Monday, June 28, 2004

Martin Amis on England in Euro 2004

He calls the penalty shoot-out a 'lottery', albeit a 'tawdry' one (and adds 'but any kind of win, for England, would have been a tawdry lottery') which won't endear him to Mr Barlow, but otherwise I quite enjoyed Martin Amis's article in today's Guardian on England's failed Euro 2004 campaign. Here's two snippets:

The days when an England player's first touch could often be mistaken for an attempted clearance or a wild shot on goal - those days are over. The deficit is not in individual skill, it is in collective skill; it is in the apparently cultural indifference to possession . In 2004, football is no longer a dribbling game, still less a long-ball game (and how many balls did we float to our two haring midgets up front?); it is a possession game. The "clearance", as practised by England, is simply an anachronism. When an international defender heads it away, he heads it to a teammate. When we "clear" it, we just clear it, for two or three seconds.
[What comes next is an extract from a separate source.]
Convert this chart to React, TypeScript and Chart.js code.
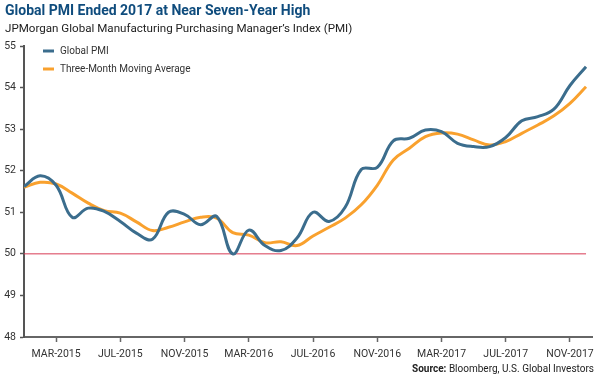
import React, { useEffect, useRef } from "react";
import { Chart, registerables } from "chart.js";

Chart.register(...registerables);

const months = [
  "JAN-2015", "FEB-2015", "MAR-2015", "APR-2015", "MAY-2015", "JUN-2015",
  "JUL-2015", "AUG-2015", "SEP-2015", "OCT-2015", "NOV-2015", "DEC-2015",
  "JAN-2016", "FEB-2016", "MAR-2016", "APR-2016", "MAY-2016", "JUN-2016",
  "JUL-2016", "AUG-2016", "SEP-2016", "OCT-2016", "NOV-2016", "DEC-2016",
  "JAN-2017", "FEB-2017", "MAR-2017", "APR-2017", "MAY-2017", "JUN-2017",
  "JUL-2017", "AUG-2017", "SEP-2017", "OCT-2017", "NOV-2017", "DEC-2017",
];

const globalPMI = [
  51.62, 51.88, 51.65, 50.88, 51.1, 51.02, 50.78, 50.5, 50.35, 51.0, 50.95, 50.7,
  50.9, 50.0, 50.57, 50.2, 50.08, 50.38, 51.0, 50.78, 51.12, 52.03, 52.08, 52.72,
  52.78, 52.98, 52.94, 52.66, 52.58, 52.58, 52.8, 53.2, 53.3, 53.48, 54.05, 54.5,
];

const movingAverage = [
  51.6, 51.72, 51.68, 51.46, 51.22, 51.04, 50.98, 50.77, 50.56, 50.64, 50.77, 50.88,
  50.86, 50.51, 50.45, 50.27, 50.29, 50.2, 50.43, 50.64, 50.86, 51.18, 51.65, 52.26,
  52.54, 52.82, 52.91, 52.88, 52.74, 52.62, 52.7, 52.9, 53.1, 53.32, 53.62, 54.02,
];

const tickLabels = ["MAR-2015", "JUL-2015", "NOV-2015", "MAR-2016", "JUL-2016", "NOV-2016", "MAR-2017", "JUL-2017", "NOV-2017"];
const threshold = 50;
const yMin = 48;
const yMax = 55;

const title = "Global PMI Ended 2017 at Near Seven-Year High";
const subtitle = "JPMorgan Global Manufacturing Purchasing Manager\u2019s Index (PMI)";
const sourceLabel = "Source:";
const sourceText = " Bloomberg, U.S. Global Investors";

const BLUE = "#3b6d8d";
const ORANGE = "#f9a12e";
const RED = "#d83a55";
const FONT = "Roboto, 'Open Sans', sans-serif";

const decorPlugin = {
  id: "decor",
  afterDraw(chart: any) {
    const ctx = chart.ctx;
    const area = chart.chartArea;
    ctx.save();
    // title
    ctx.textBaseline = "alphabetic";
    ctx.textAlign = "left";
    ctx.fillStyle = "#0f4c7d";
    ctx.font = `bold 14px ${FONT}`;
    ctx.fillText(title, 5, 15);
    ctx.fillStyle = "#222";
    ctx.font = `11.6px ${FONT}`;
    ctx.fillText(subtitle, 5, 32);
    // legend
    const items = [
      { label: chart.data.datasets[0].label, color: BLUE },
      { label: chart.data.datasets[1].label, color: ORANGE },
    ];
    ctx.font = `10px ${FONT}`;
    ctx.textBaseline = "middle";
    items.forEach((it, k) => {
      const y = area.top + 5 + k * 18;
      ctx.strokeStyle = it.color;
      ctx.lineWidth = 3;
      ctx.lineCap = "butt";
      ctx.beginPath();
      ctx.moveTo(area.left + 19, y);
      ctx.lineTo(area.left + 30, y);
      ctx.stroke();
      ctx.fillStyle = "#333";
      ctx.fillText(it.label, area.left + 36, y + 0.5);
    });
    // source
    ctx.textBaseline = "alphabetic";
    ctx.font = `10px ${FONT}`;
    const w2 = ctx.measureText(sourceText).width;
    ctx.font = `bold 10px ${FONT}`;
    const w1 = ctx.measureText(sourceLabel).width;
    const right = 594;
    ctx.fillStyle = "#222";
    ctx.fillText(sourceLabel, right - w1 - w2, 372);
    ctx.font = `10px ${FONT}`;
    ctx.fillText(sourceText, right - w2, 372);
    ctx.restore();
  },
};

export default function App() {
  const ref = useRef<HTMLCanvasElement | null>(null);
  useEffect(() => {
    if (!ref.current) return;
    const chart = new Chart(ref.current, {
      type: "line",
      data: {
        labels: months,
        datasets: [
          {
            label: "Global PMI",
            data: globalPMI.map((v, i) => ({ x: i, y: v })),
            borderColor: BLUE,
            borderWidth: 3,
            pointRadius: 0,
            tension: 0.4,
            fill: false,
          },
          {
            label: "Three-Month Moving Average",
            data: movingAverage.map((v, i) => ({ x: i, y: v })),
            borderColor: ORANGE,
            borderWidth: 3,
            pointRadius: 0,
            tension: 0.4,
            fill: false,
          },
          {
            label: "Threshold",
            data: [
              { x: 0, y: threshold },
              { x: months.length - 1, y: threshold },
            ],
            borderColor: RED,
            borderWidth: 1,
            pointRadius: 0,
            tension: 0,
            fill: false,
          },
        ],
      },
      options: {
        responsive: false,
        animation: false,
        devicePixelRatio: 1,
        layout: { padding: { top: 46, right: 6, left: 0, bottom: 0 } },
        plugins: {
          legend: { display: false },
          tooltip: { enabled: false },
          title: { display: false },
        },
        scales: {
          x: {
            type: "linear",
            min: 0,
            max: 35.4,
            afterFit(scale: any) {
              scale.height = 41;
            },
            afterBuildTicks(scale: any) {
              scale.ticks = tickLabels.map((lab) => ({ value: months.indexOf(lab) }));
            },
            ticks: {
              autoSkip: false,
              maxRotation: 0,
              minRotation: 0,
              padding: 6,
              color: "#333",
              font: { family: FONT, size: 10.5 },
              callback: (v: any) => months[v as number],
            },
            grid: {
              drawOnChartArea: false,
              drawTicks: true,
              tickLength: 5,
              tickColor: "#666",
              tickWidth: 1.5,
            },
            border: { display: true, color: "#666", width: 2 },
          },
          y: {
            min: yMin,
            max: yMax,
            afterFit(scale: any) {
              scale.width = 24;
            },
            ticks: {
              stepSize: 1,
              padding: 4,
              color: "#333",
              font: { family: FONT, size: 10.5 },
            },
            grid: {
              drawOnChartArea: false,
              drawTicks: true,
              tickLength: 4,
              tickColor: "#555",
              tickWidth: 1.5,
            },
            border: { display: true, color: "#555", width: 2 },
          },
        },
      },
      plugins: [decorPlugin],
    });
    return () => chart.destroy();
  }, []);
  return (
    <div style={{ position: "fixed", left: 0, top: 0, width: 600, height: 378, background: "#fff" }}>
      <canvas ref={ref} width={600} height={378} style={{ width: 600, height: 378, display: "block" }} />
    </div>
  );
}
It granted us the ritual of losing the shootout. Beckham "bravely" (ie vaingloriously) went first, and inspired his team by ballooning the kick without falling on his arse - which is what he did in Istanbul last October. (This time he blamed the penalty miss on the penalty spot, as, with infinite inanity, did Eriksson: "I complained personally to the Uefa official responsible about the penalty spot.")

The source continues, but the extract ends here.